Let’s be honest: saying “no” rarely feels good in the moment. Saying “no” to the second helping. No to the sarcastic reply. No to the mindless scroll, the late-night indulgence, the shortcut that bends your integrity. It feels like you’re shutting yourself off from relief, fun, comfort—like you’re choosing lack instead of abundance. Discipline gets a bad rap in modern culture because it sounds like restriction. We’ve been taught that freedom means doing what we want, when we want. But biblically, freedom looks very different. It’s not the absence of boundaries—it’s the presence of peace. And that peace lives on the other side of a thousand small “no’s.”

Hebrews 12:11 doesn’t sugarcoat it: discipline is painful in the moment. It doesn’t promise a dopamine hit or a quick reward. But it does promise something better—a harvest of righteousness and peace. That phrase is worth unpacking. “Righteousness” here isn’t just moral behavior—it’s right standing with God, right alignment in our soul, a life that moves in the direction of the Spirit. And “peace” isn’t the shallow kind that disappears when circumstances shift. It’s the deep-rooted kind that stays steady, even when life doesn’t. But here’s the key: that harvest doesn’t come just from trying harder. It comes from being trained by it. Discipline in the kingdom isn’t punishment—it’s preparation. God isn’t just trying to make you behave. He’s shaping you to become the kind of person who can carry what he wants to entrust you with. And that shaping happens through practice. Through repetition.

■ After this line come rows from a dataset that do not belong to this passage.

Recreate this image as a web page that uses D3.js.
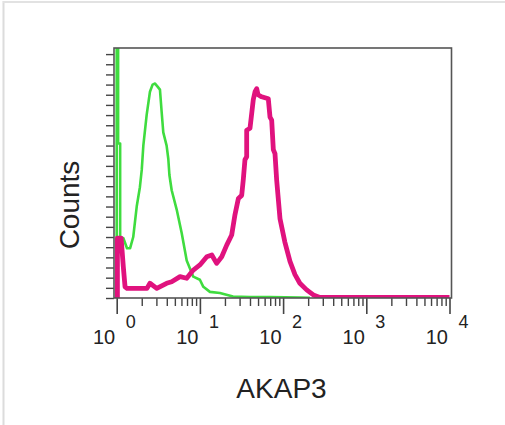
<!DOCTYPE html>
<html>
<head>
<meta charset="utf-8">
<script src="https://cdn.jsdelivr.net/npm/d3@7"></script>
<style>
  body { margin: 0; background: #fff; }
  text { font-family: "Liberation Sans", Arial, sans-serif; fill: #222; }
</style>
</head>
<body>
<svg id="chart" width="505" height="425"></svg>
<script>
// decades on the log intensity axis
const decades = [1, 10, 100, 1000, 10000];
const exponents = ['0', '1', '2', '3', '4'];

// isotype control (green)
const greenX = [1.0, 1.0, 1.04, 1.04, 1.1, 1.1, 1.2, 1.33, 1.45, 1.58, 1.74, 1.9, 2.0, 2.09, 2.29, 2.51, 2.7, 2.89, 3.1, 3.31, 3.47, 3.63, 3.98, 4.17, 4.3, 4.58, 5.26, 6.04, 6.94, 8.33, 10, 11, 13.2, 17.4, 25, 40, 69, 160, 210];
const greenY = [0, 270, 270, 152, 152, 59, 59, 49, 49, 60, 90, 109, 126, 150, 180, 203, 210, 211, 208, 205, 183, 163, 150, 137, 121, 106, 87, 64, 37, 21, 18, 11, 6, 5, 1.5, 1, 1, 0.5, 0.3];

// AKAP3 stained (magenta)
const magX = [1.0, 1.02, 1.02, 1.13, 1.2, 1.26, 1.33, 2.31, 2.51, 3.03, 3.98, 4.58, 5.77, 6.94, 8.33, 10, 12.1, 13.9, 15.9, 18.3, 21.0, 24.1, 26.4, 29.0, 31.8, 33.2, 34.8, 36.5, 36.5, 40, 42, 43.8, 46, 48.2, 50, 55.3, 66.4, 69.6, 72.9, 76.3, 79.9, 83.7, 86.8, 91.8, 105, 121, 139, 159, 192, 231, 277, 10000];
const magY = [0, 0, 59, 59, 31, 11, 9.5, 9.5, 14.5, 9.5, 14.5, 16, 21, 19.4, 27.5, 32.5, 40.6, 42.3, 34.1, 40.6, 52, 62, 82, 98, 101, 116, 136, 139, 165, 167, 182, 195, 203, 206, 200, 198, 196, 178, 175, 146, 142, 116, 101, 78, 55, 36, 23, 14.5, 8, 3, 0.5, 0.5];

const svg = d3.select('#chart');

// faint frame of the picture
svg.append('line').attr('x1', 3.5).attr('x2', 3.5).attr('y1', 1).attr('y2', 425)
    .attr('stroke', '#dcdcdc').attr('stroke-width', 2);
svg.append('line').attr('x1', 3).attr('x2', 505).attr('y1', 2).attr('y2', 2)
    .attr('stroke', '#e2e2e2').attr('stroke-width', 2);

const box = { left: 114, right: 451.5, top: 48, bottom: 298 };

const x = d3.scaleLog().domain([1, 10000]).range([116.7, 449.5]);
const y = d3.scaleLinear().domain([0, 246]).range([box.bottom, box.top]);

svg.append('clipPath').attr('id', 'clip')
    .append('rect')
    .attr('x', box.left).attr('y', box.top)
    .attr('width', box.right - box.left).attr('height', box.bottom - box.top);

// y ticks (no labels)
const yAxis = svg.append('g')
    .attr('transform', `translate(${box.left},0)`)
    .call(d3.axisLeft(y).tickValues(d3.range(0, 241, 10)).tickSize(8).tickFormat(''));
yAxis.select('.domain').remove();
yAxis.selectAll('line').attr('stroke', '#444').attr('stroke-width', 1.4);

// x ticks: minor and major
const minor = [];
decades.slice(0, -1).forEach(d => { for (let k = 2; k <= 9; k++) minor.push(d * k); });
const xMinor = svg.append('g')
    .attr('transform', `translate(0,${box.bottom})`)
    .call(d3.axisBottom(x).tickValues(minor).tickSize(8).tickFormat(''));
xMinor.select('.domain').remove();
xMinor.selectAll('line').attr('stroke', '#444').attr('stroke-width', 1.4);

const xMajor = svg.append('g')
    .attr('transform', `translate(0,${box.bottom})`)
    .call(d3.axisBottom(x).tickValues(decades).tickSize(16).tickFormat(''));
xMajor.select('.domain').remove();
xMajor.selectAll('line').attr('stroke', '#444').attr('stroke-width', 1.6);

// decade labels 10^n
const lab = svg.append('g');
decades.forEach((d, i) => {
    lab.append('text')
        .attr('x', x(d) - 1.5).attr('y', 344)
        .attr('text-anchor', 'end')
        .attr('font-size', 20)
        .text('10');
    lab.append('text')
        .attr('x', x(d) + 9).attr('y', 328)
        .attr('font-size', 18)
        .text(exponents[i]);
});

// histograms
const line = d3.line()
    .x(d => x(d[0]))
    .y(d => y(d[1]));

const plot = svg.append('g').attr('clip-path', 'url(#clip)');

plot.append('path')
    .datum(greenX.map((v, i) => [v, greenY[i]]))
    .attr('d', line)
    .attr('fill', 'none')
    .attr('stroke', '#3fdc3f')
    .attr('stroke-width', 2.6)
    .attr('stroke-linejoin', 'round');

plot.append('path')
    .datum(magX.map((v, i) => [v, magY[i]]))
    .attr('d', line)
    .attr('fill', 'none')
    .attr('stroke', '#e0127e')
    .attr('stroke-width', 4.8)
    .attr('stroke-linejoin', 'round');

// frame of the plot
svg.append('rect')
    .attr('x', box.left).attr('y', box.top)
    .attr('width', box.right - box.left).attr('height', box.bottom - box.top)
    .attr('fill', 'none')
    .attr('stroke', '#555')
    .attr('stroke-width', 1.6);

// axis titles
svg.append('text')
    .attr('transform', 'translate(79,205) rotate(-90)')
    .attr('text-anchor', 'middle')
    .attr('font-size', 28)
    .text('Counts');

svg.append('text')
    .attr('x', 281.5).attr('y', 398)
    .attr('text-anchor', 'middle')
    .attr('font-size', 28)
    .text('AKAP3');
</script>
</body>
</html>
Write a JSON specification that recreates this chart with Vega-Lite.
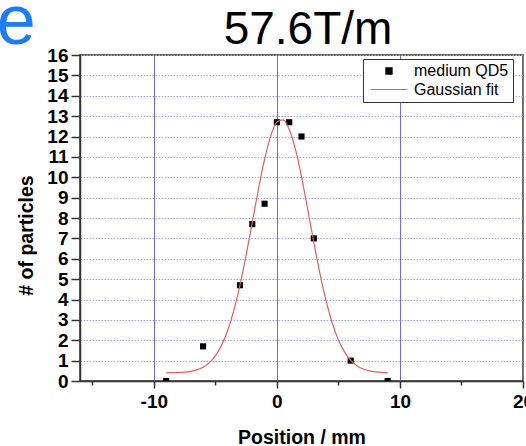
{
  "$schema": "https://vega.github.io/schema/vega-lite/v6.json",
  "width": 443,
  "height": 326,
  "autosize": {"type": "none"},
  "padding": {"left": 80, "top": 55, "right": 3, "bottom": 65},
  "background": "#ffffff",
  "config": {
    "font": "Liberation Sans",
    "view": {"stroke": "#333333", "strokeWidth": 1.5},
    "axis": {"domainColor": "#333333", "domainWidth": 1.5, "tickColor": "#333333", "tickWidth": 1.5, "labelFont": "Liberation Sans", "labelFontSize": 19, "labelFontWeight": "bold", "labelColor": "#000000", "titleFont": "Liberation Sans", "titleFontSize": 19.5, "titleFontWeight": "bold", "titleColor": "#000000"}
  },
  "layer": [
    {
      "data": {"values": [
        {"x": -9, "y": 0, "series": "medium QD5"},
        {"x": -6, "y": 1.7, "series": "medium QD5"},
        {"x": -3, "y": 4.7, "series": "medium QD5"},
        {"x": -2, "y": 7.7, "series": "medium QD5"},
        {"x": -1, "y": 8.7, "series": "medium QD5"},
        {"x": 0, "y": 12.7, "series": "medium QD5"},
        {"x": 1, "y": 12.7, "series": "medium QD5"},
        {"x": 2, "y": 12.0, "series": "medium QD5"},
        {"x": 3, "y": 7.0, "series": "medium QD5"},
        {"x": 6, "y": 1.0, "series": "medium QD5"},
        {"x": 9, "y": 0, "series": "medium QD5"}
      ]},
      "mark": {"type": "point", "filled": true, "opacity": 1, "size": 150, "clip": true},
      "encoding": {
        "x": {"field": "x", "type": "quantitative", "scale": {"domain": [-16, 20], "nice": false, "zero": false},
          "axis": {"values": [-15, -10, -5, 0, 5, 10, 15, 20], "tickCount": 20, "title": "Position / mm",
            "labelExpr": "datum.value % 10 === 0 ? toString(datum.value) : ''",
            "tickSize": {"condition": {"test": "datum.value % 10 === 0", "value": 7}, "value": 4},
            "grid": true, "gridColor": "#6b6be0", "gridWidth": 1,
            "gridOpacity": {"condition": {"test": "datum.value % 10 === 0", "value": 1}, "value": 0},
            "labelPadding": 4, "labelFlush": false, "labelOverlap": false, "labelBound": false,
            "titleY": 62, "titleBaseline": "alphabetic"}},
        "y": {"field": "y", "type": "quantitative", "scale": {"domain": [0, 16], "nice": false},
          "axis": {"values": [0, 1, 2, 3, 4, 5, 6, 7, 8, 9, 10, 11, 12, 13, 14, 15, 16], "tickCount": 20, "title": "# of particles",
            "tickSize": 9, "labelPadding": 3, "grid": true, "gridColor": "#a4a4ec", "gridDash": [1.5, 1.5], "gridWidth": 1,
            "labelOverlap": false, "titleX": -48, "titleY": 180, "titleBaseline": "alphabetic", "titleAngle": -90}},
        "color": {"field": "series", "type": "nominal",
          "scale": {"domain": ["medium QD5", "Gaussian fit"], "range": ["#000000", "#e06060"]},
          "legend": {"orient": "none", "legendX": 283, "legendY": 4, "title": null, "strokeColor": "#333333", "fillColor": "#ffffff",
            "padding": 4, "labelFont": "Liberation Sans", "labelFontSize": 16, "labelColor": "#000000", "labelOffset": 17,
            "labelExpr": "datum.label + '\u00a0\u00a0'",
            "symbolSize": 150, "symbolOffset": 14, "rowPadding": 2.5, "symbolStrokeWidth": 1.2,
            "encode": {"symbols": {"update": {"stroke": {"scale": "color", "field": "value"}, "fill": {"scale": "color", "field": "value"}}}}}},
        "shape": {"field": "series", "type": "nominal",
          "scale": {"domain": ["medium QD5", "Gaussian fit"], "range": ["M-0.5,-0.5H0.5V0.5H-0.5Z", "M-3,0H3"]}}
      }
    },
    {
      "data": {"values": [
        {"x": -9, "y": 0.403, "series": "Gaussian fit"},
        {"x": -8.5, "y": 0.408, "series": "Gaussian fit"},
        {"x": -8, "y": 0.417, "series": "Gaussian fit"},
        {"x": -7.5, "y": 0.437, "series": "Gaussian fit"},
        {"x": -7, "y": 0.476, "series": "Gaussian fit"},
        {"x": -6.5, "y": 0.548, "series": "Gaussian fit"},
        {"x": -6, "y": 0.676, "series": "Gaussian fit"},
        {"x": -5.5, "y": 0.89, "series": "Gaussian fit"},
        {"x": -5, "y": 1.233, "series": "Gaussian fit"},
        {"x": -4.5, "y": 1.748, "series": "Gaussian fit"},
        {"x": -4, "y": 2.481, "series": "Gaussian fit"},
        {"x": -3.5, "y": 3.468, "series": "Gaussian fit"},
        {"x": -3, "y": 4.71, "series": "Gaussian fit"},
        {"x": -2.5, "y": 6.178, "series": "Gaussian fit"},
        {"x": -2, "y": 7.788, "series": "Gaussian fit"},
        {"x": -1.5, "y": 9.409, "series": "Gaussian fit"},
        {"x": -1, "y": 10.88, "series": "Gaussian fit"},
        {"x": -0.5, "y": 12.03, "series": "Gaussian fit"},
        {"x": 0, "y": 12.71, "series": "Gaussian fit"},
        {"x": 0.5, "y": 12.82, "series": "Gaussian fit"},
        {"x": 1, "y": 12.36, "series": "Gaussian fit"},
        {"x": 1.5, "y": 11.39, "series": "Gaussian fit"},
        {"x": 2, "y": 10.03, "series": "Gaussian fit"},
        {"x": 2.5, "y": 8.44, "series": "Gaussian fit"},
        {"x": 3, "y": 6.81, "series": "Gaussian fit"},
        {"x": 3.5, "y": 5.27, "series": "Gaussian fit"},
        {"x": 4, "y": 3.93, "series": "Gaussian fit"},
        {"x": 4.5, "y": 2.845, "series": "Gaussian fit"},
        {"x": 5, "y": 2.012, "series": "Gaussian fit"},
        {"x": 5.5, "y": 1.415, "series": "Gaussian fit"},
        {"x": 6, "y": 1.009, "series": "Gaussian fit"},
        {"x": 6.5, "y": 0.749, "series": "Gaussian fit"},
        {"x": 7, "y": 0.59, "series": "Gaussian fit"},
        {"x": 7.5, "y": 0.499, "series": "Gaussian fit"},
        {"x": 8, "y": 0.449, "series": "Gaussian fit"},
        {"x": 8.5, "y": 0.423, "series": "Gaussian fit"},
        {"x": 9, "y": 0.411, "series": "Gaussian fit"}
      ]},
      "mark": {"type": "line", "strokeWidth": 1.2, "interpolate": "monotone"},
      "encoding": {
        "x": {"field": "x", "type": "quantitative"},
        "y": {"field": "y", "type": "quantitative"},
        "color": {"field": "series", "type": "nominal"}
      }
    },
    {
      "data": {"values": [{"label": "re"}]},
      "mark": {"type": "text", "fontSize": 70, "font": "Liberation Sans", "align": "right", "baseline": "alphabetic", "color": "#1c7cf4", "clip": false},
      "encoding": {
        "x": {"datum": -19.6, "type": "quantitative"},
        "y": {"datum": 16.52, "type": "quantitative"},
        "text": {"field": "label"}
      }
    },
    {
      "data": {"values": [{"label": "57.6T/m"}]},
      "mark": {"type": "text", "fontSize": 46, "font": "Liberation Sans", "align": "center", "baseline": "alphabetic", "color": "#000000", "clip": false},
      "encoding": {
        "x": {"datum": 2.53, "type": "quantitative"},
        "y": {"datum": 16.54, "type": "quantitative"},
        "text": {"field": "label"}
      }
    }
  ]
}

Through self-control that gets tested, stretched, and refined in real time.

Every time you say “no” to what feels good in the moment, you’re saying “yes” to something deeper. You’re strengthening your spiritual muscles. You’re refusing to let your cravings define you. And you’re declaring—sometimes through gritted teeth—that God’s way is better, even when it’s harder. And here’s where it gets encouraging: over time, the “no’s” get easier. The first time you walk away from gossip, it’s uncomfortable. The second time, it’s awkward. The tenth time, it’s normal. The first time you resist that urge to retaliate, it feels like swallowing glass. But eventually, peace starts to win. Grace starts to reshape your instincts. Self-control moves from being a fight to being a flow.

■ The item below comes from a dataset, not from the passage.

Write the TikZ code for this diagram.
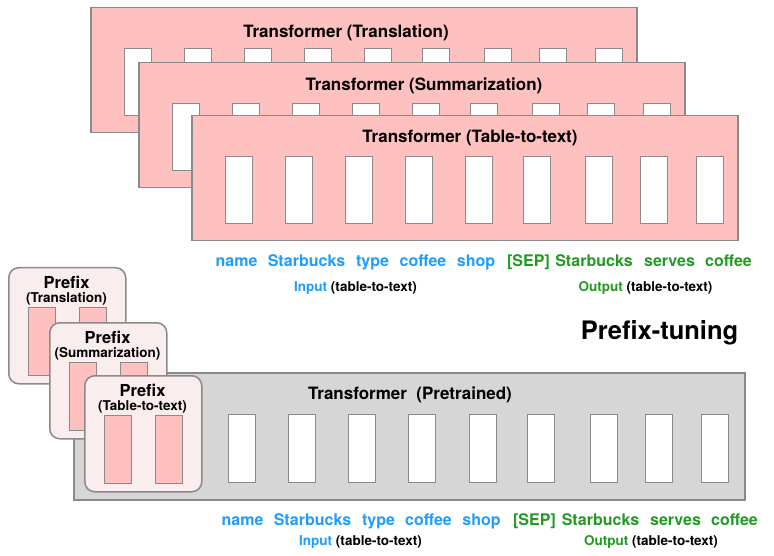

But that transition doesn’t happen passively. It happens when we stay in the training. When we let the Spirit keep coaching us through the choices. When we stop asking, “How much can I get away with?” and start asking, “What’s producing peace in me?” Because that’s the fruit God’s after—not just restraint, but transformation. Not just resistance, but righteousness. The world won’t applaud your quiet moments of discipline. No one’s giving you a medal for choosing water over wine, silence over sarcasm, or prayer over panic. But heaven notices. And heaven celebrates. Because every unseen decision shapes the person you’re becoming. And the you that’s emerging? That’s someone worth fighting for.

One of the most powerful truths about discipline is that it isn’t the enemy of joy—it’s the pathway to it. The irony is that what feels like a loss in the moment is actually making space for lasting freedom. Saying “no” to impulse is saying yes to maturity, yes to peace, yes to God’s pace instead of the world’s pressure.

Today, as you face decisions big or small, ask yourself, “What am I being trained by right now? Is this choice forming more of Christ in me—or just feeding what’s loud and lazy in my flesh?” Don’t get discouraged if you don’t see instant results. Farmers don’t quit after planting one row. They trust the process. They believe in the harvest. And so should you.

Apply

Think of one small, ordinary moment today where you’re tempted to say “yes” to what’s easy. Instead, say “no,” and pay attention to what it produces in you. It might feel awkward or uncomfortable, but that discomfort is part of the training. Afterward, journal what you felt and how you responded. What did your “no” make space for?

Pray

God, discipline doesn’t come naturally to me. I don’t always want to say “no” to what my flesh craves. But I trust that your Spirit is producing something deeper in me. Train me to choose peace over impulse, purpose over pressure, and obedience over convenience. Let my quiet decisions create space for your lasting fruit. In Jesus’ name. Amen.